I wrote this in 2008, a year after our mother passed away. It seems a fitting tribute to publish it this year for Mother’s Day, looking back on that first summer without her, when our kids were so little and we were figuring out this motherhood thing all by ourselves. We know she’d laugh.
We broke out the cherry wine somewhere between the juice boxes and bologna sandwiches. We hated wine.
“Let’s open this wine and try to learn to like it,” Kerry said, unearthing a corkscrew from the back of her junk drawer.
I cut a sandwich in half for my 3-year-old son and sent a shocked yet pleased look over his head to Kerry. It was a perfect summer afternoon. Yet we both sat there pretending not to miss our mother.
It was an excellent distraction to our pretending.
We were 33 years old and neither adept at opening a bottle of wine. I promptly snapped the cork off half in the bottleneck, half out. Kerry poked the remainder of the cork into the bottle and watched it float before pouring two glassfuls into plastic wine glasses. Kerry’s was neon pink, mine grassy green.
“Cheers!” The plastic thudded in an unsatisfying way.
Our children, cousins, dirty from running in the sprinkler, tan from a summer of no shirts and no school, ran in the yard.
Neither of us could tolerate more than a few swallows of the sour cherry wine. We spit it, with much fanfare, into the burning bush at the edge of the deck. This is when the giggles started.
“Just boozing on a Thursday afternoon,” I whispered. We had, until that very afternoon, lived a prim and proper life. We’d grown up in a little town, lived less than five miles from the home we’d grown up in, had a good job and good kids. Never had we dreamed of getting drunk on a Thursday afternoon. It was a stupid yet very grown-up thing to do. And with no one about to stop us, we pressed on.

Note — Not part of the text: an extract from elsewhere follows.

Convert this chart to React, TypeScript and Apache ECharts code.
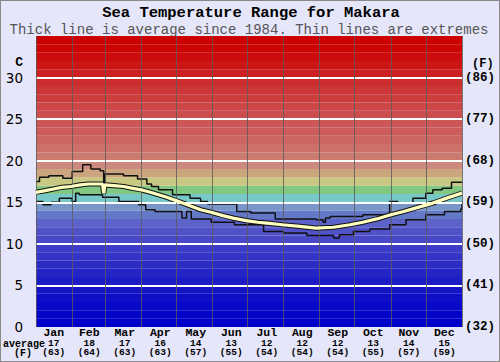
import React, { useEffect, useRef } from "react";
import * as echarts from "echarts";

const months = ["Jan", "Feb", "Mar", "Apr", "May", "Jun", "Jul", "Aug", "Sep", "Oct", "Nov", "Dec"];
const monthDays = [31, 28, 31, 30, 31, 30, 31, 31, 30, 31, 30, 31];
const avgC = [17, 18, 17, 16, 14, 13, 12, 12, 12, 13, 14, 15];
const avgF = [63, 64, 63, 63, 57, 55, 54, 54, 54, 55, 57, 59];

// [dayOfYear, °C]
const avgLine: [number, number][] = [
  [0, 16.2], [8, 16.4], [15, 16.6], [22, 16.8], [30, 16.9], [38, 17.1], [45, 17.2], [57, 17.2], [58, 16.1], [59, 17.1],
  [67, 17.0], [75, 16.9], [82, 16.7], [90, 16.5], [98, 16.2], [105, 15.9], [112, 15.6], [120, 15.2], [128, 14.8], [141, 14.1], [150, 13.8],
  [160, 13.4], [169, 13.1], [180, 12.8], [190, 12.6], [198, 12.5], [211, 12.3], [226, 12.1], [240, 11.9], [255, 12.0],
  [269, 12.3], [280, 12.6], [292, 13.0], [304, 13.5], [315, 13.9], [325, 14.3], [340, 14.9],
  [352, 15.5], [365, 16.1],
];
const maxLine: [number, number][] = [
  [0, 17.5], [3, 18.0], [11, 18.2], [23, 17.9], [31, 18.7], [40, 19.5], [47, 19.0],
  [55, 18.8], [58, 16.2], [59, 18.4], [75, 18.2], [87, 17.8], [95, 17.2], [99, 16.9],
  [105, 16.5], [117, 15.9], [132, 15.5], [141, 15.1], [147, 14.8], [172, 13.9], [184, 13.7],
  [205, 13.0], [240, 12.9], [246, 12.6], [248, 13.1], [252, 13.3], [280, 13.5], [303, 15.1],
  [310, 14.9], [323, 15.5], [334, 16.1], [340, 16.5], [348, 16.7], [356, 17.4], [365, 17.4],
];
const minLine: [number, number][] = [
  [0, 15.1], [6, 14.7], [13, 15.0], [20, 15.5], [31, 15.1], [34, 16.1], [37, 15.9],
  [57, 15.6], [71, 15.1], [88, 14.7], [94, 14.1], [102, 13.9], [125, 13.1], [129, 13.9],
  [133, 13.0], [150, 12.6], [170, 12.3], [195, 11.5], [212, 11.3], [232, 11.0], [255, 10.7],
  [260, 11.1], [272, 11.5], [286, 11.8], [303, 12.3], [317, 12.9], [334, 13.5], [350, 13.9],
  [364, 14.2], [365, 15.1],
];

const bandColors = [
  "#0000c8", "#0404c8", "#0808c8", "#0e0ec6", "#1414c4",
  "#1c1cc4", "#2424c4", "#2c2cc4", "#3434c6", "#3c3cc8",
  "#4848c8", "#5252c8", "#5c62c8", "#6478c8", "#7896c8",
  "#78c8c8", "#82c882", "#c8c882", "#cca47e", "#cc8a7e",
  "#cc7a70", "#cc7068", "#cc6662", "#cc5c5c", "#cc5656",
  "#cc4e4e", "#cc4646", "#cc3e3e", "#cc3636", "#cc2e2e",
  "#cc2020", "#cc1616", "#cc0c0c", "#cc0404", "#cc0000",
];

export default function App() {
  const ref = useRef<HTMLDivElement>(null);
  useEffect(() => {
    if (!ref.current) return;
    const chart = echarts.init(ref.current, undefined, { renderer: "svg" });
    const bounds: number[] = [0];
    monthDays.forEach((d) => bounds.push(bounds[bounds.length - 1] + d));
    const mono = "'Liberation Mono', 'DejaVu Sans Mono', monospace";

    const bands = bandColors.map((c, i) => [
      { yAxis: i, itemStyle: { color: c } },
      { yAxis: i + 1 },
    ]);
    const hLines = [5, 10, 15, 20, 25, 30].map((v) => ({
      yAxis: v,
      lineStyle: { color: "#ffffff", width: 2, type: "solid" },
    }));
    const vLines = bounds.map((d) => ({
      xAxis: d,
      lineStyle: { color: "#5a5a5a", width: 1, type: "solid", opacity: 0.8 },
    }));

    chart.setOption({
      animation: false,
      backgroundColor: "#e6e6fa",
      grid: { left: 35, right: 37, top: 35, bottom: 34 },
      xAxis: [
        { type: "value", min: 0, max: 365, show: false },
        {
          type: "category",
          data: months,
          position: "bottom",
          axisLine: { show: false },
          axisTick: { show: false },
          splitLine: { show: false },
          axisLabel: {
            margin: 0,
            interval: 0,
            formatter: (v: string, i: number) => `{m|${v}}\n{v|${avgC[i]}}\n{v|(${avgF[i]})}`,
            rich: {
              m: { fontFamily: mono, fontWeight: "bold", fontSize: 11.5, lineHeight: 11.5, color: "#000" },
              v: { fontFamily: mono, fontWeight: "bold", fontSize: 9.5, lineHeight: 9.5, color: "#000" },
            },
          },
        },
      ],
      yAxis: [
        {
          type: "value",
          min: 0,
          max: 35,
          interval: 5,
          position: "left",
          axisLine: { show: false },
          axisTick: { show: false },
          splitLine: { show: false },
          axisLabel: {
            margin: 13,
            fontFamily: "'DejaVu Sans', sans-serif",
            fontSize: 13.5,
            color: "#000",
            formatter: (v: number) => (v > 30 ? "" : String(v)),
          },
        },
        {
          type: "value",
          min: 0,
          max: 35,
          interval: 5,
          position: "right",
          axisLine: { show: false },
          axisTick: { show: false },
          splitLine: { show: false },
          axisLabel: {
            margin: 3,
            fontFamily: mono,
            fontWeight: "bold",
            fontSize: 12.5,
            color: "#000",
            formatter: (v: number) => (v > 30 ? "" : `(${Math.round((v * 9) / 5 + 32)})`),
          },
        },
      ],
      graphic: [
        {
          type: "text",
          x: 250,
          y: 12,
          style: {
            text: "Sea Temperature Range for Makara",
            font: `bold 15.5px ${mono}`,
            fill: "#000",
            align: "center",
            verticalAlign: "middle",
          },
        },
        {
          type: "text",
          x: 248,
          y: 29,
          style: {
            text: "Thick line is average since 1984. Thin lines are extremes",
            font: `14px ${mono}`,
            fill: "#555",
            align: "center",
            verticalAlign: "middle",
          },
        },
        {
          type: "text",
          x: 22,
          y: 61,
          style: { text: "C", font: `bold 13px ${mono}`, fill: "#000", align: "right", verticalAlign: "middle" },
        },
        {
          type: "text",
          x: 471,
          y: 63,
          style: { text: "(F)", font: `bold 12px ${mono}`, fill: "#000", align: "left", verticalAlign: "middle" },
        },
        {
          type: "text",
          x: 2,
          y: 343,
          style: { text: "average", font: `bold 10px ${mono}`, fill: "#000", align: "left", verticalAlign: "middle" },
        },
        {
          type: "text",
          x: 22,
          y: 352.5,
          style: { text: "(F)", font: `bold 10px ${mono}`, fill: "#000", align: "center", verticalAlign: "middle" },
        },
      ],
      series: [
        {
          type: "line",
          xAxisIndex: 0,
          yAxisIndex: 0,
          data: [[0, 0]],
          symbol: "none",
          lineStyle: { opacity: 0 },
          silent: true,
          z: 1,
          markArea: { silent: true, data: bands },
        },
        {
          type: "line",
          xAxisIndex: 0,
          yAxisIndex: 0,
          data: [[0, 0]],
          symbol: "none",
          lineStyle: { opacity: 0 },
          silent: true,
          z: 2,
          markLine: { silent: true, symbol: "none", label: { show: false }, data: [...hLines, ...vLines] },
        },
        {
          type: "line",
          xAxisIndex: 0,
          yAxisIndex: 0,
          data: maxLine,
          step: "end",
          symbol: "none",
          lineStyle: { color: "#111", width: 1.5 },
          z: 3,
        },
        {
          type: "line",
          xAxisIndex: 0,
          yAxisIndex: 0,
          data: minLine,
          step: "end",
          symbol: "none",
          lineStyle: { color: "#111", width: 1.5 },
          z: 3,
        },
        {
          type: "line",
          xAxisIndex: 0,
          yAxisIndex: 0,
          data: avgLine,
          symbol: "none",
          lineStyle: { color: "#111", width: 5.2 },
          z: 4,
        },
        {
          type: "line",
          xAxisIndex: 0,
          yAxisIndex: 0,
          data: avgLine,
          symbol: "none",
          lineStyle: { color: "#ffffc0", width: 3.2 },
          z: 5,
        },
      ],
    });
    return () => chart.dispose();
  }, []);
  return (
    <div
      ref={ref}
      style={{
        position: "absolute",
        left: 0,
        top: 0,
        width: 500,
        height: 362,
        boxSizing: "border-box",
        border: "1px solid #8a8a8a",
      }}
    />
  );
}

“I like where this idea is going, but we can’t do it on wine,” Kerry said, dumping hers in the bushes. “I could run down to the gas station.”
This, too, made us laugh. A beer run on a pretty summer day while the kids played in the yard?
“And leave me with four wild kids?” I liked the idea of getting drunk, but already it was too much work.
“Wait,” Kerry said. “Dad’s not home.” The words were an open invitation to the Smirnoff coolers he loved. And kept in inventory.
Dad, in fact, was 2,000 miles away on vacation in Montana.
“Field trip!” we belted out to the children, who came running. Kerry’s house was a mere half-mile from Dad’s. By cutting through the woods, we could be there in 5 minutes.
In 15 minutes, not only had we hijacked Dad’s fridge, we had also hijacked his four-wheeler.
In 25 minutes, we had figured out how to fit four children and two adults on a slowly creeping ATV with a six-pack balancing on the gun rack.
“Wait till Dad realizes his booze is gone!” we squealed. We were young and daring, stealing a four-wheeler we could borrow any day of the week, clocking 8 mph through the field, wide open.
We rode together, one hugging the other around the waist like we used to when we were 10. Back when things had been simpler, our mom in the kitchen making dinner, dad in the pole barn wrenching on something.
In 45 minutes, we’d traveled as far as we dared with the four-wheeler. Only to arrive, as if by fate, at the trampoline.
“Drinking and driving do not mix, but how about drinking and jumping?”
Everyone liked this idea, or at least we did.
In 50 minutes, tricks and small competitions were unfolding high in the air above the trampoline.
In an hour, the kids were unhappy and we were very, very happy.
“You’re ruining our fun!” the children bellowed. There was a general consensus that moms were too big for trampolines. TWO moms was downright dangerous.
“Then get off!” we yelled. We wondered about the neighbors watching from a distance. The twins had commandeered the trampoline.
The two older children started to cry because they wanted the trampoline back. The two younger children started to cry because they wanted their mothers back.
We poured another Smirnoff over ice in our plastic wine glasses and marveled at how we’d never thought to pour a drink over our sorrows before now.
It was the closest we’d come to having fun since losing our mother, an hour or two of going off the rails and letting go of the grief. It seemed even better that the good times were unfolding on her trampoline, with drinks from her fridge, and under the shade trees she used to share with her girls all summer long.